§ **Material**
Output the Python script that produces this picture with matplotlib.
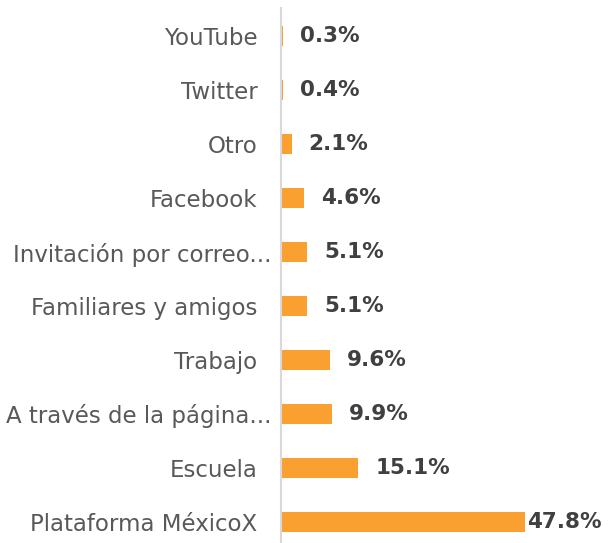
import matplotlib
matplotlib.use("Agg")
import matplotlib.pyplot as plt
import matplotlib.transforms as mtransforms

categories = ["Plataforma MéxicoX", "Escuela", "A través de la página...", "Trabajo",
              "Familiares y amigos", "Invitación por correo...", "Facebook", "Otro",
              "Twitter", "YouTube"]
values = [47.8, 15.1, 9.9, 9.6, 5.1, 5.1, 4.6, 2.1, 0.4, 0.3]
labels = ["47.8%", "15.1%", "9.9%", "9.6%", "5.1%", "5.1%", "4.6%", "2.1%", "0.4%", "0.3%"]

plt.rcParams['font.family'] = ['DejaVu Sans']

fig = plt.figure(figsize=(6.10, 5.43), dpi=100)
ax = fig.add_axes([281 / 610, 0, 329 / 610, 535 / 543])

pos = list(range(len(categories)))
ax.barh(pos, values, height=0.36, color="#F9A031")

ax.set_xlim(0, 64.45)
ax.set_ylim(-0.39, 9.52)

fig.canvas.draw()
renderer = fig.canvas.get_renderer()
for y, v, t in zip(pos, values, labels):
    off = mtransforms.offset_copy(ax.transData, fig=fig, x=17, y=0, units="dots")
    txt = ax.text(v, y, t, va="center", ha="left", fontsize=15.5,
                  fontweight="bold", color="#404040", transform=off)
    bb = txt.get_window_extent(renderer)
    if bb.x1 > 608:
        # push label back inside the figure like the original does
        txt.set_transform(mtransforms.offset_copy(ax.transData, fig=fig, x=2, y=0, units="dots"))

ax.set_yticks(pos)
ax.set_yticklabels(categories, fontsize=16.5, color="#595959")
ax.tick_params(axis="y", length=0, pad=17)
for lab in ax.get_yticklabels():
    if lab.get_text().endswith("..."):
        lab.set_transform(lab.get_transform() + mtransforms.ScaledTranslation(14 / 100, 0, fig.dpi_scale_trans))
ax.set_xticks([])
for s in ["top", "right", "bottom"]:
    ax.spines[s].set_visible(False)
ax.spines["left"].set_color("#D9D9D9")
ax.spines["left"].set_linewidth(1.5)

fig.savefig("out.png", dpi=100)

§ **Work to complete**
From the first line above to the line containing "import matplotlib.transforms as mtransforms", repeat each line exactly. Pictures stay out.

§ **Output below**
Output the Python script that produces this picture with matplotlib.
import matplotlib
matplotlib.use("Agg")
import matplotlib.pyplot as plt
import matplotlib.transforms as mtransforms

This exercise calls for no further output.